The contributions of this dissertation include the theory of screw-transform manifolds and three original algorithms for determining the mutual intersection points of a collection of manifolds. While many papers have been written on self calibration, almost all previous methods posed their solutions as the global minima of an objective function. However, performing global optimization is problematic; it is easy to locate a local minimum without finding the global minimum, and in some cases the attraction basin of the global minimum is so small that the algorithm must essentially "guess" the solution in order to find it. One of the new approaches created as part of this dissertation, called STM-SURFIT, avoids optimization altogether but nevertheless locates all global minima (i.e., solutions to the internal calibration problem) in a single pass, running in under 1 second on a modern home computer. This general approach to avoiding the difficulties of optimization may have wider applicability beyond camera calibration.

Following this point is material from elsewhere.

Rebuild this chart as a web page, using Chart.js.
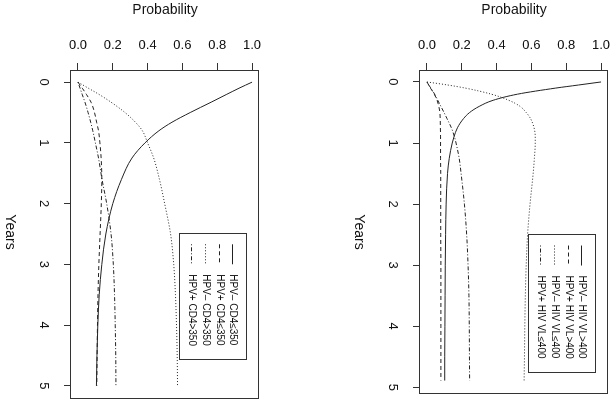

A tutorial on multiview geometry that assumes only knowledge of linear algebra is included to provide the necessary mathematical background. The related history and previous work on self calibration and image-based rendering is also presented. As part of the theory of screw-transform manifolds, a theorem is introduced that partitions monocular view pairs into six categories based on the underlying screw displacement of the camera and provides a simple test for determining category. In addition, some methods for self calibration and image-based rendering for dynamic scenes are presented. These latter image-based rendering techniques do not require camera calibration but are limited in applicability, thus adding to the growing body of evidence that camera calibration is necessary for useful image-based rendering.